A new form of scene creation? Scenography? (The theater books on scene design I read thanks to my friend Darryl’s recommendations). Set design? Scene design? Dioramas? Words from participants in the scene rather than commentators on it. What is their effect in creating the scene?

Letting one’s creations do something for the first time. That is, “talk” for the first time. In this act of talking, it is not what they are saying that is anywhere near as important as the fact that they are simply talking. For the first time.

We always look in the wrong areas to find things in our western culture. We look at the content of words rather than the context of them. This is a major change here, but it is not one that is really recognized by the speaker/studio founder.

A character in a diorama allowed to talk.

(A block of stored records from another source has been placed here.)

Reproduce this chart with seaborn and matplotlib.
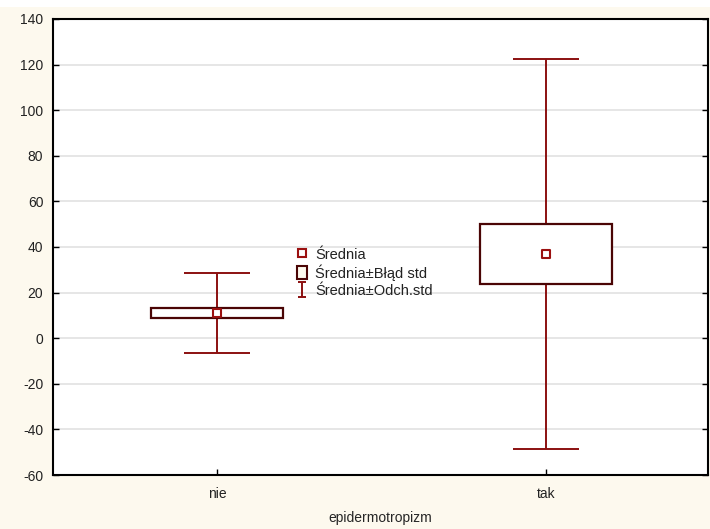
import matplotlib
matplotlib.use("Agg")
import matplotlib.pyplot as plt
import seaborn as sns
import pandas as pd
import numpy as np
from matplotlib.lines import Line2D
from matplotlib.patches import Patch, Rectangle

categories = ["nie", "tak"]
means = [11.2, 36.8]
std_err = [2.2, 13.2]
std_dev = [17.6, 85.5]
y_ticks = [-60, -40, -20, 0, 20, 40, 60, 80, 100, 120, 140]
x_label = "epidermotropizm"
legend_labels = ["Średnia", "Średnia±Błąd std", "Średnia±Odch.std"]

df = pd.DataFrame({"grupa": categories, "srednia": means, "se": std_err, "sd": std_dev})

sns.set_style("white")
plt.rcParams["font.family"] = ["Liberation Sans", "DejaVu Sans"]
plt.rcParams["axes.unicode_minus"] = False

bg = "#fdf9ee"
whisk_c = "#8b1010"
box_c = "#4a0505"
mean_c = "#9b1010"
fs = 10

fig = plt.figure(figsize=(7.10, 5.29), dpi=100, facecolor=bg)
ax = fig.add_axes([53/710, 1 - 475/529, (708-53)/710, (475-19)/529])
ax.set_facecolor("white")

pos = np.arange(len(categories))

# whiskers (mean ± SD)
ax.errorbar(pos, df["srednia"], yerr=df["sd"], fmt="none", ecolor=whisk_c,
            elinewidth=1.4, capsize=24, capthick=1.4, zorder=2)

# boxes (mean ± SE)
ax.bar(pos, 2 * df["se"], bottom=df["srednia"] - df["se"], width=0.4,
       color="white", edgecolor=box_c, linewidth=1.6, zorder=3)

# mean markers
sns.scatterplot(x=pos, y=df["srednia"], marker="s", s=30, color="white",
                edgecolor=mean_c, linewidth=1.5, zorder=4, ax=ax, legend=False)

# dummy errorbar for the legend symbol (small caps)
eb_leg = ax.errorbar([np.nan], [np.nan], yerr=[1], fmt="none", ecolor=whisk_c,
                     elinewidth=1.4, capsize=3, capthick=1.4)

ax.set_xlim(-0.498, 1.492)
ax.set_ylim(-60, 140)
ax.set_yticks(y_ticks)
ax.set_xticks(pos)
ax.set_xticklabels(categories)
ax.set_xlabel(x_label, fontsize=fs, labelpad=7)
ax.set_ylabel("")
ax.yaxis.grid(True, color="#e2e2e2", linewidth=1.2, zorder=0)
ax.xaxis.grid(False)
ax.set_axisbelow(True)

for s in ax.spines.values():
    s.set_visible(True)
    s.set_color("black")
    s.set_linewidth(1.5)

ax.tick_params(axis="both", direction="in", length=4, width=1, labelsize=fs,
               colors="black", left=True, bottom=True, right=True, top=False)
ax.tick_params(axis="y", pad=7)
ax.tick_params(axis="x", pad=9)
for lab in ax.get_xticklabels() + ax.get_yticklabels():
    lab.set_color("#222222")

handles = [
    Line2D([0], [0], marker="s", linestyle="none", markersize=5.5,
           markerfacecolor="white", markeredgecolor=mean_c, markeredgewidth=1.5),
    Patch(facecolor=bg, edgecolor=box_c, linewidth=1.5),
    eb_leg,
]
leg = fig.legend(handles, legend_labels, loc="upper left",
                 bbox_to_anchor=(297/710, 1 - 247/529), frameon=False,
                 fontsize=10.5, handlelength=0.7, handleheight=1.0,
                 handletextpad=0.55, labelspacing=0.2, borderpad=0,
                 borderaxespad=0)
for t in leg.get_texts():
    t.set_color("#222222")

# thin white strip at the top of the figure
fig.patches.append(Rectangle((0, 1 - 7/529), 1, 7/529, transform=fig.transFigure,
                             facecolor="white", edgecolor="none", zorder=-1))

fig.savefig("out.png", dpi=100, facecolor=bg)
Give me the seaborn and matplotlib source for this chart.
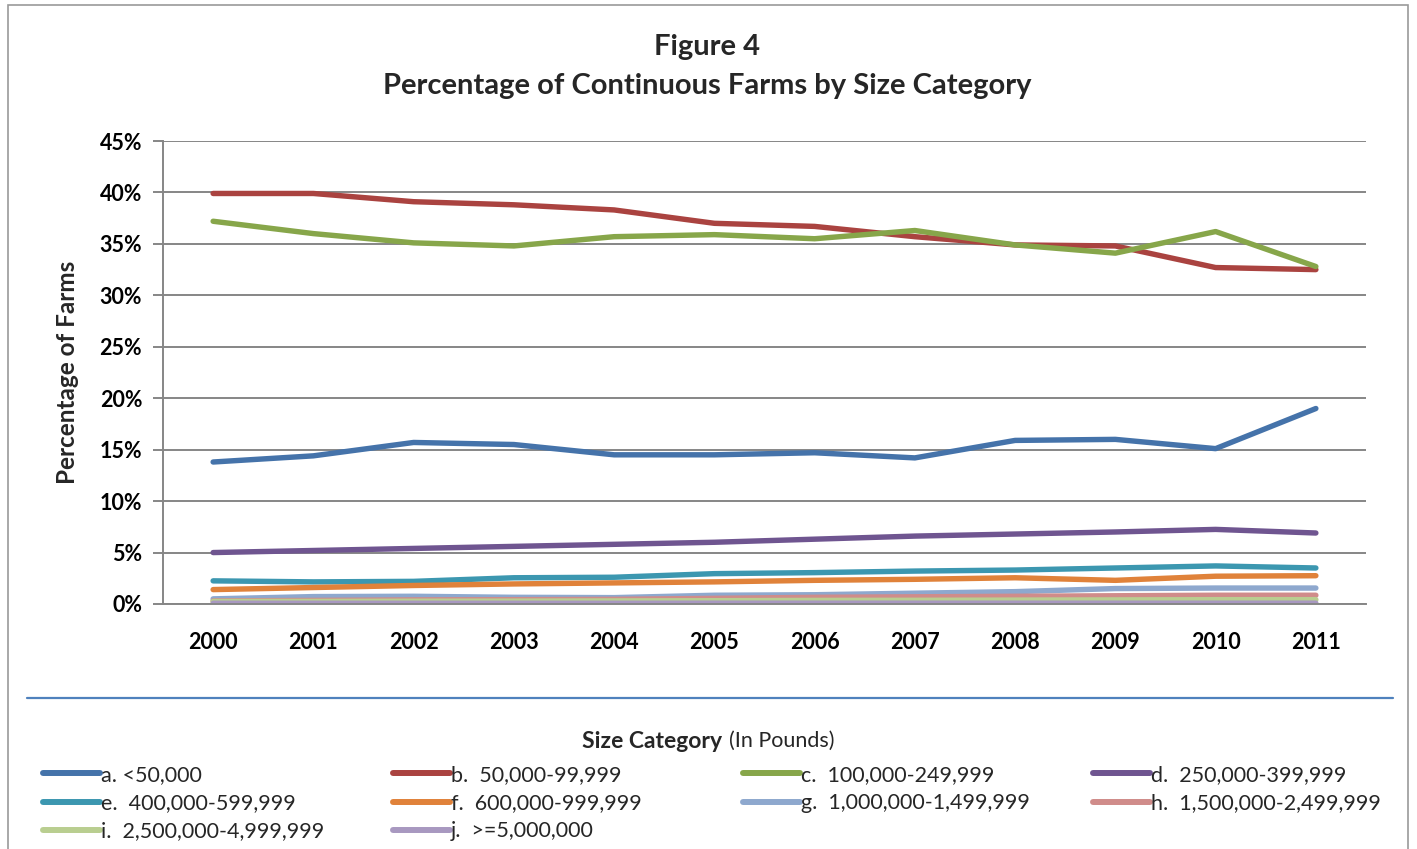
import numpy as np
import pandas as pd
import matplotlib
matplotlib.use("Agg")
import matplotlib.pyplot as plt
from matplotlib.patches import Rectangle
from matplotlib.lines import Line2D
import seaborn as sns

years = ["2000", "2001", "2002", "2003", "2004", "2005",
         "2006", "2007", "2008", "2009", "2010", "2011"]

categories = [
    "a. <50,000",
    "b.  50,000-99,999",
    "c.  100,000-249,999",
    "d.  250,000-399,999",
    "e.  400,000-599,999",
    "f.  600,000-999,999",
    "g.  1,000,000-1,499,999",
    "h.  1,500,000-2,499,999",
    "i.  2,500,000-4,999,999",
    "j.  >=5,000,000",
]

# Percentage of farms per size category, 2000-2011
pct_a = [13.8, 14.4, 15.7, 15.5, 14.5, 14.5, 14.7, 14.2, 15.9, 16.0, 15.1, 19.0]
pct_b = [39.9, 39.9, 39.1, 38.8, 38.3, 37.0, 36.7, 35.7, 34.9, 34.8, 32.7, 32.5]
pct_c = [37.2, 36.0, 35.1, 34.8, 35.7, 35.9, 35.5, 36.3, 34.9, 34.1, 36.2, 32.8]
pct_d = [5.0, 5.2, 5.4, 5.6, 5.8, 6.0, 6.3, 6.6, 6.8, 7.0, 7.25, 6.9]
pct_e = [2.25, 2.15, 2.2, 2.55, 2.6, 2.95, 3.05, 3.2, 3.3, 3.5, 3.7, 3.5]
pct_f = [1.4, 1.6, 1.8, 1.95, 2.05, 2.15, 2.3, 2.4, 2.55, 2.3, 2.7, 2.75]
pct_g = [0.5, 0.72, 0.75, 0.65, 0.62, 0.85, 0.9, 1.05, 1.2, 1.5, 1.55, 1.55]
pct_h = [0.3, 0.35, 0.4, 0.42, 0.45, 0.55, 0.65, 0.7, 0.75, 0.8, 0.85, 0.85]
pct_i = [0.25, 0.25, 0.27, 0.28, 0.3, 0.32, 0.35, 0.36, 0.38, 0.4, 0.42, 0.42]
pct_j = [0.07, 0.07, 0.07, 0.07, 0.07, 0.08, 0.08, 0.08, 0.08, 0.08, 0.08, 0.08]

series = [pct_a, pct_b, pct_c, pct_d, pct_e, pct_f, pct_g, pct_h, pct_i, pct_j]

colors = ["#4573AA", "#AA4340", "#87A64A", "#6F5590", "#3C97B0",
          "#E0823A", "#8EA8CE", "#D08C8A", "#B9CE90", "#A898C0"]

yticks = [0, 5, 10, 15, 20, 25, 30, 35, 40, 45]

rows = []
for cat, vals in zip(categories, series):
    for i, (yr, v) in enumerate(zip(years, vals)):
        rows.append({"pos": i, "Year": yr, "Category": cat, "Percent": v})
df = pd.DataFrame(rows)

sns.set_theme(style="white")
plt.rcParams["font.family"] = ["Lato", "DejaVu Sans"]

W, H = 1417, 849
fig = plt.figure(figsize=(W / 100, H / 100), dpi=100)
ax = fig.add_axes([163 / W, 1 - 604 / H, (1366 - 163) / W, (604 - 141) / H])

grid_c = "#868686"
sns.lineplot(data=df, x="pos", y="Percent", hue="Category",
             hue_order=categories, palette=colors, linewidth=3.9,
             ax=ax, legend=False, solid_capstyle="round")

ax.set_xlim(-0.5, len(years) - 0.5)
ax.set_ylim(0, 45)
ax.set_yticks(yticks)
ax.set_yticklabels([f"{t}%" for t in yticks], fontsize=15.5, fontweight="bold")
ax.set_xticks(range(len(years)))
ax.set_xticklabels(years, fontsize=15.5, fontweight="bold")
ax.set_xticks(np.arange(-0.5, len(years), 1.0), minor=True)
ax.tick_params(axis="x", which="major", length=0, pad=20)
ax.tick_params(axis="x", which="minor", length=7, width=1.4, color=grid_c, direction="out")
ax.tick_params(axis="y", which="major", length=7, width=1.4, color=grid_c,
               direction="out", pad=8, left=True)
ax.yaxis.grid(True, color=grid_c, linewidth=1.4)
ax.set_axisbelow(True)
for s in ["top", "right"]:
    ax.spines[s].set_visible(False)
for s in ["left", "bottom"]:
    ax.spines[s].set_color(grid_c)
    ax.spines[s].set_linewidth(1.4)
ax.set_xlabel("")
ax.set_ylabel("Percentage of Farms", fontsize=17.5, fontweight="bold", labelpad=15)
for lbl in ax.get_xticklabels() + ax.get_yticklabels():
    lbl.set_color("black")

# Title
fig.text(707 / W, 1 - 47 / H, "Figure 4", ha="center", va="center",
         fontsize=21, fontweight="bold")
fig.text(707 / W, 1 - 86 / H, "Percentage of Continuous Farms by Size Category",
         ha="center", va="center", fontsize=21, fontweight="bold")

# Outer frame and separator
fig.patches.append(Rectangle((8 / W, -0.05), (1408 - 8) / W, 1 - 5 / H + 0.05,
                             transform=fig.transFigure, fill=False,
                             edgecolor="#9a9a9a", linewidth=1.2))
fig.add_artist(Line2D([27 / W, 1393 / W], [1 - 698 / H, 1 - 698 / H],
                      transform=fig.transFigure, color="#4F81BD", linewidth=1.6))

# Legend title
fig.text(722 / W, 1 - 741 / H, "Size Category", ha="right", va="center",
         fontsize=16.5, fontweight="bold")
fig.text(729 / W, 1 - 741 / H, "(In Pounds)", ha="left", va="center", fontsize=15.5)

# Legend: four evenly spaced columns
handles = [Line2D([], [], color=c, linewidth=4.3, solid_capstyle="round") for c in colors]
col_x = [43, 393, 743, 1093]
for ci, cx in enumerate(col_x):
    idx = list(range(ci, len(categories), 4))
    fig.legend([handles[i] for i in idx], [categories[i] for i in idx],
               loc="upper left", bbox_to_anchor=(cx / W, 1 - 765 / H),
               frameon=False, fontsize=15.5, handlelength=2.65, handletextpad=0.05,
               labelspacing=0.38, borderpad=0, borderaxespad=0)

fig.savefig("out.png", dpi=100, facecolor="white")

The real magic exists in the words from the diorama character and how much we believe these words. He/she provides us with a new perspective and voice on the scene. Does the narrative become part of the final artwork? This is a good question.

3 thoughts on “I Can Talk

  1. Words are usually the impetuous or beginning for most open dioramas and also enclosed shadow box dioramas, especially the narrative ones, but also the non-linear ones.
    I believe words can play a bigger part, even in the diorama itself, just as words do in a Graphic Novel. They can be a prelude, part of, or even a post curatorial part of the scene with the audience,
    not just in the name label, but through out the piece.

    The use of words in a diorama scene, and especial together or in conjunction with sound will indicate the passage of time, so this must be of extreme consideration, which can be both good and bad.
    The indication of the passage of time can be a whole new dimension for the “Static Illusionist”.
    It has been used and done successfully in other visual arts, such as theatre , but to use it in a static environment is challenging. We can learn much from the Museum Diorama Exhibition artists, because they pioneered this over the past 20-30 years , with much success.

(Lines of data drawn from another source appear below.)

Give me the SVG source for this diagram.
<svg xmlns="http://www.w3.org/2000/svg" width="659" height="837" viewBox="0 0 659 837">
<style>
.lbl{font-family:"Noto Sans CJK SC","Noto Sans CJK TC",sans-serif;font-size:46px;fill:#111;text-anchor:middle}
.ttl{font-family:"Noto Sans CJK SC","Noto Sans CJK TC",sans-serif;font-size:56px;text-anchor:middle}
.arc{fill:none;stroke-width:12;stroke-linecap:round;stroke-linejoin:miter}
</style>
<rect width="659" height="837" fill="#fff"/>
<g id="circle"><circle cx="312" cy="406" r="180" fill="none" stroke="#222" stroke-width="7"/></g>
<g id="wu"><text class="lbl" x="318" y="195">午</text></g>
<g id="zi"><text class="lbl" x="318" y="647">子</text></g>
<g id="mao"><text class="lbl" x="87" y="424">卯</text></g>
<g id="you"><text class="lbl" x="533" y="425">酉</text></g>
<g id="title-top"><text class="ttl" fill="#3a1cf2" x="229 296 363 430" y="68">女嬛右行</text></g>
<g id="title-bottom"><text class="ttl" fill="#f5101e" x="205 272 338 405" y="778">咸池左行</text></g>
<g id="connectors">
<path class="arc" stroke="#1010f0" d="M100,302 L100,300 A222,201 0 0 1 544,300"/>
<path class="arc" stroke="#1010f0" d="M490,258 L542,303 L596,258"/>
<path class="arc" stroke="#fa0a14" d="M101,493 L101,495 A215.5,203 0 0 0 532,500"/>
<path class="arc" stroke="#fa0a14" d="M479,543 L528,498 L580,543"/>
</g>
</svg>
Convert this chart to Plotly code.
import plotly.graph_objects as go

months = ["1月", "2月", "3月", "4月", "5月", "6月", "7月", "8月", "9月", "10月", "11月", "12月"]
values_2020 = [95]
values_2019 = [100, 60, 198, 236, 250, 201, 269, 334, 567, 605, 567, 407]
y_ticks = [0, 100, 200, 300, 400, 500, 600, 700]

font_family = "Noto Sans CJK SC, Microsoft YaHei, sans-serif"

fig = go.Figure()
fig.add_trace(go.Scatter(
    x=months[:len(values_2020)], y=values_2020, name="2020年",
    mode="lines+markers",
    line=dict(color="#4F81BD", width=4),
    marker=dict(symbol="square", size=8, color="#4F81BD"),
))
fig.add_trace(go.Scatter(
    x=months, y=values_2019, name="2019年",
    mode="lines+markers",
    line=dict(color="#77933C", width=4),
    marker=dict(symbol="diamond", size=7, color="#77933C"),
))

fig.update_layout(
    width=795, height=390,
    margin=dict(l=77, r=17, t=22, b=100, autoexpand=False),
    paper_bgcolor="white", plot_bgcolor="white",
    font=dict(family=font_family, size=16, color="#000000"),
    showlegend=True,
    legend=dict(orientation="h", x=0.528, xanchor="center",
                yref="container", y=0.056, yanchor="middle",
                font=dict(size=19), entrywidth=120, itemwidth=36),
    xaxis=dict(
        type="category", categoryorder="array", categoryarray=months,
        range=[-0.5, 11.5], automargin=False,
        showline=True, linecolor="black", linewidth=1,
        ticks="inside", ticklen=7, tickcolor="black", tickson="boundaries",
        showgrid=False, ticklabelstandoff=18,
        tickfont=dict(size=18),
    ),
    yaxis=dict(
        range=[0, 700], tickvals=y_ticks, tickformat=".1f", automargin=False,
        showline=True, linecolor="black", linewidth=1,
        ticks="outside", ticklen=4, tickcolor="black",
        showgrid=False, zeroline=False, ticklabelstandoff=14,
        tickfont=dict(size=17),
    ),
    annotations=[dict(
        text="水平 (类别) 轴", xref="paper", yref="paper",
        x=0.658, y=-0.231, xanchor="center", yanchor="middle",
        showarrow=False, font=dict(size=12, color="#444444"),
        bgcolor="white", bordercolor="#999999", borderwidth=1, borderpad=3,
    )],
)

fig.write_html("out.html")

    Assuming that the audience is intelligent enough to decipher the content of the words used, and their intended meaning, whether written, projected, spoken or non-verbally gestured, or even symbolically told,
    the viewer can be brought into the diorama not only as a distant viewer but also as a willing participant. I’ve seen this do every well in life size historical tableaues and dioramas.

    This ties into the world of ‘photojournalism’, and ‘photo essay’, both much pioneered by image artists such as W.Eugene Smith and Larry Burrows, using a combination of striking thought provoking images combined with either captions, or short essays to support or add to the image content.
    Non-verbal communication, which is the domain and grandfather of all narrative art, current diorama art, and especially the ones containing figures models; using gestures, and unspoken words to drive the intended narrative home, which has always been my concern, but why any more?

    Modern or current dioramas can only benefit from current modern technologies, but with intent. They still used to tell a story, or do they?
    If the modern diorama is no longer tied to the narrative history, but instead ripped from that tradition, like the Impressionists ripped art from it’s narrative moorings, then why can not a diorama become a complete work of art onto it’s own, respecting but owing nothing to the past.

    Paper cut outs have been used for decades in dioramas. I used them extensively in my shadow box diorama, “When a Bond Among Men is Forged in The Blood of Faith”,
    http://www.darrylaudette.com/when-a-bond-among-men-was-forged-in-the-blood-of-faith/
    All the wolves are paper cut outs pained and lighted with fiber-optics in the eyes, and all the ‘birds of prey’ perched in the trees are also paper cut outs pained, but now with 3/D printed figures, even the author themselves can be placed into the scene as a narrator, audience member or even in a curatorial role.

    The use of words in relation to the diorama’s intent can surely expand the content of the diorama as well as expand it’s context in today’s world.

    Does the narrative become part of the final art work? Does it have to be?
    Can the narrative, words, gestures, signs, symbols be the final work of art, with the visual diorama becoming the medium or connection for the message?

    Darryl Audette

  2. Fascinating comments Darryl (as usual). Very much appreciate them. Especially the reference and like to your wonderful diorama! Might the use of words in dioramas be somewhat similar to the auteur theory of the creator of a film. Is the writer or the director the real creator of a film? When a character in a diorama speaks (at the studio CEO does in our blog Studio Project) is this speaker the creator (writer) of the scene? Or, is the dioramist (director) of the scene the creator?

  3. John,

    Very interesting idea.

    The Director certainly is the “shaper” of the film, being in charge of a collaborative team or the head of a production team, it’s their vision along with the Designer /Art Director that mostly dictates the look, shape and feel of the film.

    Is he then the Creator? or is the author of the literature the film is bases on the Creator? Why are most films based on existing literature? Is not the screenwriter then the ultimate Creator, and the Director just a cog in the visual production team, is not who ever had the original idea of the story the original Creator

    If and when a character speaks in a diorama, if there is no passage of time, then is the speaker solely a narrator or curator to the viewer or audience. He can be a contributor to the scene depicted, an important element, that without him, the scene doesn’t make sense, or falls apart visually.

    I think that when the diorama has moved past the traditional narrative style into a more abstract non-linear style, is he still important; aside from being the person who indicates where a wall or other set element has to be moved or removed to, altering and benefiting the final look of the diorama.

    I see the dioramaist as the visual designer, placing and arranging objects, weather they be miniature figures or a chair or even abstract elements to better communicate the story or intended vision to the viewer.

    The dioramaist has traditionally being seen as the builder or maker of 3/D designs, projects, but isn’t he more than just a builder ? He/she can surely be the creator if the idea is theirs, otherwise isn’t he just putting things together to fulfill someone else’s creation.

    In the hobby realm, the dioramaist is usually arranging objects he/she wants to either display or to tell a story with, usually with 3/D cars, planes, armor models, figures, but what if the diorama concept or idea is more abstract, such as with a modern theatre model or setting, then he is more of a designer or even a creator?